__AIM__. Your task is to reproduce the material exactly.

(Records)
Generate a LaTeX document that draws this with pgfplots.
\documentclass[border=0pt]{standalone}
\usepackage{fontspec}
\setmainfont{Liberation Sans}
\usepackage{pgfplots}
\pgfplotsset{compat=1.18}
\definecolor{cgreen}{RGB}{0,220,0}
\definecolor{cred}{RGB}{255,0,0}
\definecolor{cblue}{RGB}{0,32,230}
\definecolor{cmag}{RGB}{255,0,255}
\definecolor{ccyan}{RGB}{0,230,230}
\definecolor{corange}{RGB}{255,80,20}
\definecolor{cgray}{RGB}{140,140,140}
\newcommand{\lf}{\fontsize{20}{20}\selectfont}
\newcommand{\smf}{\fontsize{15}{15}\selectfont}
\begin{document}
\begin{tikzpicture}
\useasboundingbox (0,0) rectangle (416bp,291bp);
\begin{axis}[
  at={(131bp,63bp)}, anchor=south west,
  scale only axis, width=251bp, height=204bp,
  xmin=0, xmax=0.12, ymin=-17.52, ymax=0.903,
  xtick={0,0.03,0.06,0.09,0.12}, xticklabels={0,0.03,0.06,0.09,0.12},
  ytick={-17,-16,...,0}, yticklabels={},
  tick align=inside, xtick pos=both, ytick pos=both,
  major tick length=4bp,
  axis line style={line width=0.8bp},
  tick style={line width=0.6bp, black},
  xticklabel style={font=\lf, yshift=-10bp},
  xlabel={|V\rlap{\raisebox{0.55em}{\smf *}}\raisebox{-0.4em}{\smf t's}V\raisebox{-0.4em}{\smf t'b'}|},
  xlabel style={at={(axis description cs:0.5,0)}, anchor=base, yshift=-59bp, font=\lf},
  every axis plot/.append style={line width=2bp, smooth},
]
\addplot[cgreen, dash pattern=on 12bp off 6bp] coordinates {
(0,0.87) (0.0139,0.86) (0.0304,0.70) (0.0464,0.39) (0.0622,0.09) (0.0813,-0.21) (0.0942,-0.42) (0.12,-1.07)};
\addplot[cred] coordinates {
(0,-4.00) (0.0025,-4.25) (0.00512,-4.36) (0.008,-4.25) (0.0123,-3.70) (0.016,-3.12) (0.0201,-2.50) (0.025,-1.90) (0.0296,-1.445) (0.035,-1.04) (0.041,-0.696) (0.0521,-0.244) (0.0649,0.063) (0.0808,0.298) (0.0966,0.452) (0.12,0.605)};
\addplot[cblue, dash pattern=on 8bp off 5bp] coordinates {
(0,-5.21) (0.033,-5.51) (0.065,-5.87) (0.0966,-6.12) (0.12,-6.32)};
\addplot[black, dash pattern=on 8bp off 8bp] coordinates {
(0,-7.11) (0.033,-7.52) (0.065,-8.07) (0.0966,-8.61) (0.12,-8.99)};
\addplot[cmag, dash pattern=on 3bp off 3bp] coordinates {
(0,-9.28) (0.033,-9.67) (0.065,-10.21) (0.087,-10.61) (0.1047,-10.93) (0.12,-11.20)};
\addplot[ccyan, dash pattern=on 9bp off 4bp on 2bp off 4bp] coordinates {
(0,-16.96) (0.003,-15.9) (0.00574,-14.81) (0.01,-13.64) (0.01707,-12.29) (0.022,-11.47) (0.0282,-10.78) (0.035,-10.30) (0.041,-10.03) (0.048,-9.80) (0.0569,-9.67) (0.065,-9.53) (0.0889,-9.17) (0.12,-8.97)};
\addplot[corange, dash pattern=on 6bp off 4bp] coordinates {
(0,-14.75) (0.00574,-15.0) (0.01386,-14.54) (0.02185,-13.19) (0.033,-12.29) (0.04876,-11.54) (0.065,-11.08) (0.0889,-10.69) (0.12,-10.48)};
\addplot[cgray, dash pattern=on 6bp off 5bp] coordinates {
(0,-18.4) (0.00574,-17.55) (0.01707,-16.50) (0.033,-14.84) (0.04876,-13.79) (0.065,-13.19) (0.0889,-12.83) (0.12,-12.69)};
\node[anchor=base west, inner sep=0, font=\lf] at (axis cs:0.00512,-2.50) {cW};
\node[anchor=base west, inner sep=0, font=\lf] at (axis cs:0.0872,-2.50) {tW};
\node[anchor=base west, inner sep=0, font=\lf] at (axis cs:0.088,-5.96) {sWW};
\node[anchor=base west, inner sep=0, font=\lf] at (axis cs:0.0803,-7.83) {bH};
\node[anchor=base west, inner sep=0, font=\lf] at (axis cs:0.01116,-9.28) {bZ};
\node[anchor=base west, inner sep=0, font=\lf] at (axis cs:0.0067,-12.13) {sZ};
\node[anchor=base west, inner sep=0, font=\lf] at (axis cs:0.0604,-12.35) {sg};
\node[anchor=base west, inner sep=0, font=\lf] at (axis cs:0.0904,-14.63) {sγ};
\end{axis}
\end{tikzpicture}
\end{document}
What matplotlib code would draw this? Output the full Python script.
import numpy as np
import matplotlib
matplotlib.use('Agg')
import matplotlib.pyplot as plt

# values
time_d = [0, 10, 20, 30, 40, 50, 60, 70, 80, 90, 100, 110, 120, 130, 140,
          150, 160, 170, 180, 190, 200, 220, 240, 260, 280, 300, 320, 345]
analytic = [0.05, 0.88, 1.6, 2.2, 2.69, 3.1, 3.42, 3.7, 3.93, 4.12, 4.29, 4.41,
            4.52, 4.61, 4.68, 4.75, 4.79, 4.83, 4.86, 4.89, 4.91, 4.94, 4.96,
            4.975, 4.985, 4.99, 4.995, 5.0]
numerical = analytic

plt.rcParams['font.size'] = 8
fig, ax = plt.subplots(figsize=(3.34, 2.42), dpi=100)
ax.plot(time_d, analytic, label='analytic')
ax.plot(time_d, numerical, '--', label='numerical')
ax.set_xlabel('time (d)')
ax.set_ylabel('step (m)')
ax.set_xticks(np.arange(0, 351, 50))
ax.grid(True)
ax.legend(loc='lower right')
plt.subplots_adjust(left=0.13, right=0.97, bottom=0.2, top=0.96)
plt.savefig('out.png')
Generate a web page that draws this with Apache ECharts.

__RIGHT ANSWER__.
Generate a LaTeX document that draws this with pgfplots.
\documentclass[border=0pt]{standalone}
\usepackage{fontspec}
\setmainfont{Liberation Sans}
\usepackage{pgfplots}
\pgfplotsset{compat=1.18}
\definecolor{cgreen}{RGB}{0,220,0}
\definecolor{cred}{RGB}{255,0,0}
\definecolor{cblue}{RGB}{0,32,230}
\definecolor{cmag}{RGB}{255,0,255}
\definecolor{ccyan}{RGB}{0,230,230}
\definecolor{corange}{RGB}{255,80,20}
\definecolor{cgray}{RGB}{140,140,140}
\newcommand{\lf}{\fontsize{20}{20}\selectfont}
\newcommand{\smf}{\fontsize{15}{15}\selectfont}
\begin{document}
\begin{tikzpicture}
\useasboundingbox (0,0) rectangle (416bp,291bp);
\begin{axis}[
  at={(131bp,63bp)}, anchor=south west,
  scale only axis, width=251bp, height=204bp,
  xmin=0, xmax=0.12, ymin=-17.52, ymax=0.903,
  xtick={0,0.03,0.06,0.09,0.12}, xticklabels={0,0.03,0.06,0.09,0.12},
  ytick={-17,-16,...,0}, yticklabels={},
  tick align=inside, xtick pos=both, ytick pos=both,
  major tick length=4bp,
  axis line style={line width=0.8bp},
  tick style={line width=0.6bp, black},
  xticklabel style={font=\lf, yshift=-10bp},
  xlabel={|V\rlap{\raisebox{0.55em}{\smf *}}\raisebox{-0.4em}{\smf t's}V\raisebox{-0.4em}{\smf t'b'}|},
  xlabel style={at={(axis description cs:0.5,0)}, anchor=base, yshift=-59bp, font=\lf},
  every axis plot/.append style={line width=2bp, smooth},
]
\addplot[cgreen, dash pattern=on 12bp off 6bp] coordinates {
(0,0.87) (0.0139,0.86) (0.0304,0.70) (0.0464,0.39) (0.0622,0.09) (0.0813,-0.21) (0.0942,-0.42) (0.12,-1.07)};
\addplot[cred] coordinates {
(0,-4.00) (0.0025,-4.25) (0.00512,-4.36) (0.008,-4.25) (0.0123,-3.70) (0.016,-3.12) (0.0201,-2.50) (0.025,-1.90) (0.0296,-1.445) (0.035,-1.04) (0.041,-0.696) (0.0521,-0.244) (0.0649,0.063) (0.0808,0.298) (0.0966,0.452) (0.12,0.605)};
\addplot[cblue, dash pattern=on 8bp off 5bp] coordinates {
(0,-5.21) (0.033,-5.51) (0.065,-5.87) (0.0966,-6.12) (0.12,-6.32)};
\addplot[black, dash pattern=on 8bp off 8bp] coordinates {
(0,-7.11) (0.033,-7.52) (0.065,-8.07) (0.0966,-8.61) (0.12,-8.99)};
\addplot[cmag, dash pattern=on 3bp off 3bp] coordinates {
(0,-9.28) (0.033,-9.67) (0.065,-10.21) (0.087,-10.61) (0.1047,-10.93) (0.12,-11.20)};
\addplot[ccyan, dash pattern=on 9bp off 4bp on 2bp off 4bp] coordinates {
(0,-16.96) (0.003,-15.9) (0.00574,-14.81) (0.01,-13.64) (0.01707,-12.29) (0.022,-11.47) (0.0282,-10.78) (0.035,-10.30) (0.041,-10.03) (0.048,-9.80) (0.0569,-9.67) (0.065,-9.53) (0.0889,-9.17) (0.12,-8.97)};
\addplot[corange, dash pattern=on 6bp off 4bp] coordinates {
(0,-14.75) (0.00574,-15.0) (0.01386,-14.54) (0.02185,-13.19) (0.033,-12.29) (0.04876,-11.54) (0.065,-11.08) (0.0889,-10.69) (0.12,-10.48)};
\addplot[cgray, dash pattern=on 6bp off 5bp] coordinates {
(0,-18.4) (0.00574,-17.55) (0.01707,-16.50) (0.033,-14.84) (0.04876,-13.79) (0.065,-13.19) (0.0889,-12.83) (0.12,-12.69)};
\node[anchor=base west, inner sep=0, font=\lf] at (axis cs:0.00512,-2.50) {cW};
\node[anchor=base west, inner sep=0, font=\lf] at (axis cs:0.0872,-2.50) {tW};
\node[anchor=base west, inner sep=0, font=\lf] at (axis cs:0.088,-5.96) {sWW};
\node[anchor=base west, inner sep=0, font=\lf] at (axis cs:0.0803,-7.83) {bH};
\node[anchor=base west, inner sep=0, font=\lf] at (axis cs:0.01116,-9.28) {bZ};
\node[anchor=base west, inner sep=0, font=\lf] at (axis cs:0.0067,-12.13) {sZ};
\node[anchor=base west, inner sep=0, font=\lf] at (axis cs:0.0604,-12.35) {sg};
\node[anchor=base west, inner sep=0, font=\lf] at (axis cs:0.0904,-14.63) {sγ};
\end{axis}
\end{tikzpicture}
\end{document}
What matplotlib code would draw this? Output the full Python script.
import numpy as np
import matplotlib
matplotlib.use('Agg')
import matplotlib.pyplot as plt

# values
time_d = [0, 10, 20, 30, 40, 50, 60, 70, 80, 90, 100, 110, 120, 130, 140,
          150, 160, 170, 180, 190, 200, 220, 240, 260, 280, 300, 320, 345]
analytic = [0.05, 0.88, 1.6, 2.2, 2.69, 3.1, 3.42, 3.7, 3.93, 4.12, 4.29, 4.41,
            4.52, 4.61, 4.68, 4.75, 4.79, 4.83, 4.86, 4.89, 4.91, 4.94, 4.96,
            4.975, 4.985, 4.99, 4.995, 5.0]
numerical = analytic

plt.rcParams['font.size'] = 8
fig, ax = plt.subplots(figsize=(3.34, 2.42), dpi=100)
ax.plot(time_d, analytic, label='analytic')
ax.plot(time_d, numerical, '--', label='numerical')
ax.set_xlabel('time (d)')
ax.set_ylabel('step (m)')
ax.set_xticks(np.arange(0, 351, 50))
ax.grid(True)
ax.legend(loc='lower right')
plt.subplots_adjust(left=0.13, right=0.97, bottom=0.2, top=0.96)
plt.savefig('out.png')
Generate a web page that draws this with Apache ECharts.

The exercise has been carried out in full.